Growing Your Imaging Capabilities: From Pilot to Core Facility

Many labs begin with a single advanced imaging system and later expand to a suite of techniques. The key is to build expertise gradually. A typical progression is: start with confocal, then add a super-resolution module (e.g., STED or SIM), and finally invest in light-sheet for live 3D work. Along the way, establish standard operating procedures and train multiple users to avoid dependency on a single expert.

Leveraging Core Facilities

If your institution has a core imaging facility, use it as a resource for training and for techniques you do not use frequently. Core facilities often have multiple platforms and experienced staff who can help with sample preparation and data analysis. Many also offer workshops and one-on-one consultations.
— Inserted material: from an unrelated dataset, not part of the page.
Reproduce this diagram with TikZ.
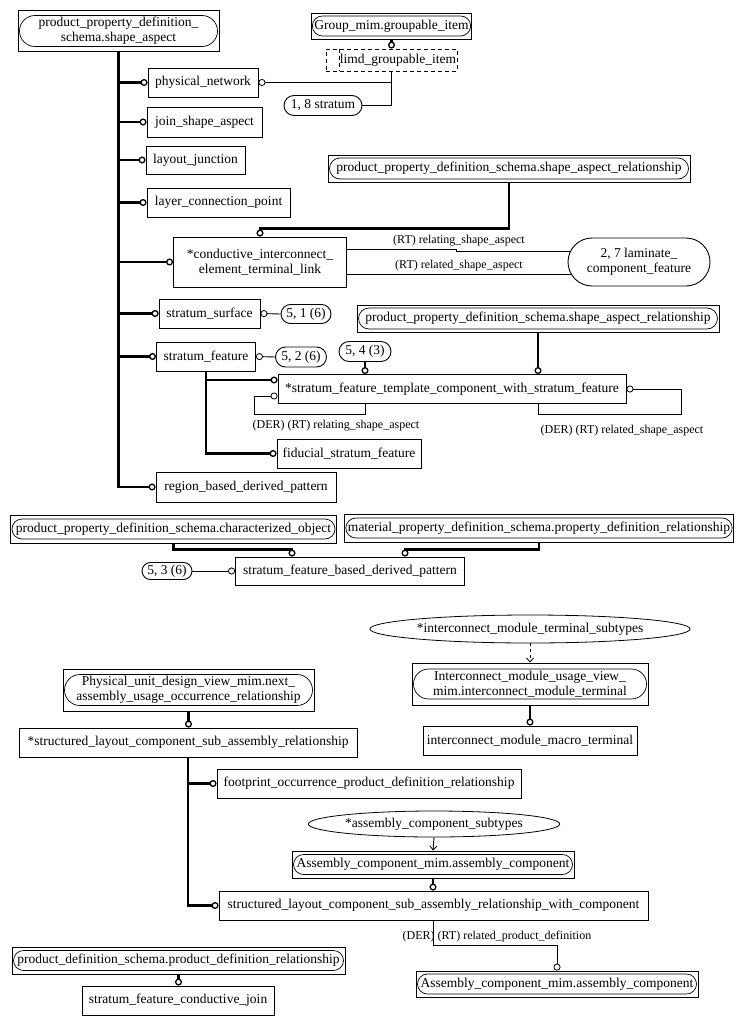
\documentclass[tikz,border=0pt]{standalone}
\usepackage{fontspec}
\setmainfont{Liberation Serif}
\usetikzlibrary{shapes.misc,shapes.geometric,arrows.meta}
\tikzset{
  every node/.style={font=\fontsize{13.5}{15}\selectfont},
  ent/.style={draw, line width=0.9pt, inner sep=0pt, align=center},
  inref/.style={draw, rounded rectangle, line width=0.7pt, inner sep=0pt, align=center},
  stad/.style={draw, rounded rectangle, line width=0.9pt, inner sep=0pt, align=center},
  ell/.style={draw, ellipse, line width=0.8pt, inner sep=0pt},
  lbl/.style={font=\fontsize{12}{14}\selectfont, inner sep=0pt},
  thk/.style={line width=2.7pt},
  thn/.style={line width=0.9pt},
  bcirc/.tip={Circle[open,length=7pt,width=7pt,line width=1.3pt]},
  tcirc/.tip={Circle[open,length=7pt,width=7pt,line width=0.8pt]},
  vtip/.tip={Straight Barb[length=4pt,width=7pt,line width=0.8pt]},
  seldash/.style={dash pattern=on 4pt off 3pt},
}
\begin{document}
\begin{tikzpicture}[x=1pt,y=-1pt]
\useasboundingbox (0,0) rectangle (743,1025);

% ---------- upper part ----------
\node[ent, minimum width=201pt, minimum height=41pt] (top) at (118.5,30.5) {};
\node[inref, minimum width=198pt, minimum height=31pt] (topi) at (118.5,31) {product\_property\_definition\_\\schema.shape\_aspect};

\node[ent, minimum width=160pt, minimum height=26pt] (grp) at (391.5,26) {};
\node[inref, minimum width=157pt, minimum height=20pt] (grpi) at (391.5,26) {Group\_mim.groupable\_item};

\node[ent, seldash, minimum width=131pt, minimum height=22pt] (limd) at (391.5,60) {\hspace*{13pt}limd\_groupable\_item};
\draw[line width=0.9pt, seldash] ([xshift=14pt]limd.north west) -- ([xshift=14pt]limd.south west);

\node[ent, minimum width=110pt, minimum height=29pt] (phys) at (203,82.5) {physical\_network};
\node[stad, minimum width=78pt, minimum height=20pt] (s18) at (323,105.5) {1, 8 stratum};
\node[ent, minimum width=115pt, minimum height=30pt] (jsa) at (204.5,122) {join\_shape\_aspect};
\node[ent, minimum width=99pt, minimum height=28pt] (lj) at (195.5,160) {layout\_junction};
\node[ent, minimum width=143pt, minimum height=29pt] (lcp) at (218.5,202.5) {layer\_connection\_point};

\node[ent, minimum width=362pt, minimum height=27pt] (A) at (509,168.5) {};
\node[inref, minimum width=359pt, minimum height=21pt] (Ai) at (509,168.5) {product\_property\_definition\_schema.shape\_aspect\_relationship};

\node[ent, minimum width=173pt, minimum height=50pt] (cond) at (260,262) {*conductive\_interconnect\_\\element\_terminal\_link};
\node[stad, minimum width=142pt, minimum height=48pt] (lam) at (639,262) {2, 7 laminate\_\\component\_feature};

\node[ent, minimum width=101pt, minimum height=29pt] (ss) at (209.5,313.5) {stratum\_surface};
\node[stad, minimum width=50pt, minimum height=19pt] (s51) at (306,314) {5, 1 (6)};
\node[ent, minimum width=99pt, minimum height=29pt] (sf) at (206,356.5) {stratum\_feature};
\node[stad, minimum width=51pt, minimum height=20pt] (s52) at (301,357) {5, 2 (6)};

\node[ent, minimum width=362pt, minimum height=27pt] (B) at (538,318.5) {};
\node[inref, minimum width=359pt, minimum height=21pt] (Bi) at (538,318.5) {product\_property\_definition\_schema.shape\_aspect\_relationship};
\node[stad, minimum width=52pt, minimum height=20pt] (s54) at (365,351.5) {5, 4 (3)};
\node[ent, minimum width=348pt, minimum height=29pt] (stf) at (452,389) {*stratum\_feature\_template\_component\_with\_stratum\_feature};
\node[ent, minimum width=144pt, minimum height=29pt] (fid) at (349,453.5) {fiducial\_stratum\_feature};
\node[ent, minimum width=180pt, minimum height=30pt] (rbdp) at (246,487) {region\_based\_derived\_pattern};

% trunk and branches
\draw[thk,-bcirc] (top.south) |- (rbdp.west);
\foreach \n in {phys,jsa,lj,lcp,cond,ss,sf}
  \draw[thk,-bcirc] (top.south |- \n.west) -- (\n.west);

\draw[thk,-bcirc] (grp.south) -- (limd.north);
\draw[thn,tcirc-] (phys.east) -- (phys.east -| limd.south);
\draw[thn] (limd.south) |- (s18.east);

\draw[thk,-bcirc] (A.south) -- ++(0,46) -| (cond.north);
\draw[thn] ([yshift=13pt]cond.east) -- (456,249) -- (456,251) -- ([xshift=3pt]lam.west |- 0,251);
\draw[thn] ([yshift=-12pt]cond.east) -- ([yshift=-12pt,xshift=3pt]lam.west);
\node[lbl] (lrel) at (459,241) {(RT) relating\_shape\_aspect};
\node[lbl] (lreld) at (459,266) {(RT) related\_shape\_aspect};

\draw[thn,tcirc-] (ss.east) -- (s51.west);
\draw[thn,tcirc-] (sf.east) -- (s52.west);

\draw[thk,-bcirc] (B.south) -- (B.south |- stf.north);
\draw[thk,-bcirc] (s54.south) -- (s54.south |- stf.north);
\draw[thk,-bcirc] (sf.south) |- (fid.west);
\draw[thk,-bcirc] (sf.south |- 0,380) -- ([yshift=9pt]stf.west);

\draw[thn,-tcirc] (s54.south |- stf.south) -- ++(0,10) -| (254,396) -- ([yshift=-7pt]stf.west);
\draw[thn,-tcirc] (B.south |- stf.south) -- ++(0,10) -| (681,389) -- (stf.east);
\node[lbl] (ldr1) at (336,426) {(DER) (RT) relating\_shape\_aspect};
\node[lbl] (ldr2) at (622,431) {(DER) (RT) related\_shape\_aspect};

% ---------- middle ----------
\node[ent, minimum width=326pt, minimum height=28pt] (co) at (173.5,529) {};
\node[inref, minimum width=323pt, minimum height=20pt] (coi) at (173.5,529) {product\_property\_definition\_schema.characterized\_object};
\node[ent, minimum width=389pt, minimum height=28pt] (mpds) at (539,528) {};
\node[inref, minimum width=386pt, minimum height=20pt] (mpdsi) at (539,528) {material\_property\_definition\_schema.property\_definition\_relationship};
\node[ent, minimum width=229pt, minimum height=28pt] (sfbdp) at (350,571) {stratum\_feature\_based\_derived\_pattern};
\node[stad, minimum width=50pt, minimum height=17pt] (s53) at (167,571) {5, 3 (6)};

\draw[thk,-bcirc] (co.south) -- ++(0,6) -| ([xshift=-58pt]sfbdp.north);
\draw[thk,-bcirc] (mpds.south) -- ++(0,7) -| ([xshift=55pt]sfbdp.north);
\draw[thn,-tcirc] (s53.east) -- (sfbdp.west);

% ---------- lower part ----------
\node[ell, minimum width=311pt, minimum height=28pt] (imts) at (530,629) {*interconnect\_module\_terminal\_subtypes};
\node[ent, minimum width=236pt, minimum height=42pt] (IMUV) at (530,684) {};
\node[inref, minimum width=233pt, minimum height=30pt] (IMUVi) at (530,684) {Interconnect\_module\_usage\_view\_\\mim.interconnect\_module\_terminal};
\node[ent, minimum width=214pt, minimum height=29pt] (macro) at (530,740.5) {interconnect\_module\_macro\_terminal};
\draw[thn,dashed,-vtip] (imts.south) -- (IMUV.north);
\draw[thk,-bcirc] (IMUV.south) -- (macro.north);

\node[ent, minimum width=251pt, minimum height=42pt] (PUDV) at (188.5,690) {};
\node[inref, minimum width=248pt, minimum height=31pt] (PUDVi) at (188.5,690) {Physical\_unit\_design\_view\_mim.next\_\\assembly\_usage\_occurrence\_relationship};
\node[ent, minimum width=338pt, minimum height=29pt] (slc) at (188,742.5) {*structured\_layout\_component\_sub\_assembly\_relationship};
\draw[thk,-bcirc] (PUDV.south) -- (PUDV.south |- slc.north);

\node[ent, minimum width=304pt, minimum height=29pt] (foot) at (369,783.5) {footprint\_occurrence\_product\_definition\_relationship};
\node[ell, minimum width=249pt, minimum height=26pt] (acs) at (434,824) {*assembly\_component\_subtypes};
\node[ent, minimum width=282pt, minimum height=27pt] (AC1) at (433,864.5) {};
\node[inref, minimum width=279pt, minimum height=20pt] (AC1i) at (433,864.5) {Assembly\_component\_mim.assembly\_component};
\node[ent, minimum width=429pt, minimum height=29pt] (swc) at (433.5,905.5) {structured\_layout\_component\_sub\_assembly\_relationship\_with\_component};

\draw[thk,-bcirc] (slc.south) |- (swc.west);
\draw[thk,-bcirc] (slc.south |- foot.west) -- (foot.west);
\draw[thn,-vtip] (acs.south) -- (AC1.north);
\draw[thk,-bcirc] (AC1.south) -- (AC1.south |- swc.north);

\node[ent, minimum width=282pt, minimum height=26pt] (AC2) at (557,984) {};
\node[inref, minimum width=279pt, minimum height=20pt] (AC2i) at (557,984) {Assembly\_component\_mim.assembly\_component};
\draw[thn,-tcirc] (swc.south) -- ++(0,25) -| (AC2.north);
\node[lbl] (lrpd) at (497,937) {(DER) (RT) related\_product\_definition};

\node[ent, minimum width=333pt, minimum height=27pt] (pdr) at (178.5,960.5) {};
\node[inref, minimum width=330pt, minimum height=20pt] (pdri) at (178.5,960.5) {product\_definition\_schema.product\_definition\_relationship};
\node[ent, minimum width=192pt, minimum height=29pt] (sfcj) at (178,1000.5) {stratum\_feature\_conductive\_join};
\draw[thk,-bcirc] (pdr.south) -- (pdr.south |- sfcj.north);
\end{tikzpicture}
\end{document}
We have seen labs save significant time and money by collaborating with core facility staff rather than purchasing equipment outright.

Staying Current with Open-Source Tools

The field of advanced imaging is evolving rapidly, and commercial software can lag behind. Open-source communities like the ImageJ/Fiji ecosystem, the Python microscopy library (pymicroscope), and the napari viewer provide cutting-edge tools for acquisition and analysis. Investing time in learning these tools can give your lab a competitive edge, especially in customizing analysis pipelines. However, be aware that open-source software often requires more technical skill to install and configure.

Common Pitfalls and How to Avoid Them

Even experienced researchers encounter failures in advanced imaging. Below are the most frequent issues we have observed, along with practical mitigations.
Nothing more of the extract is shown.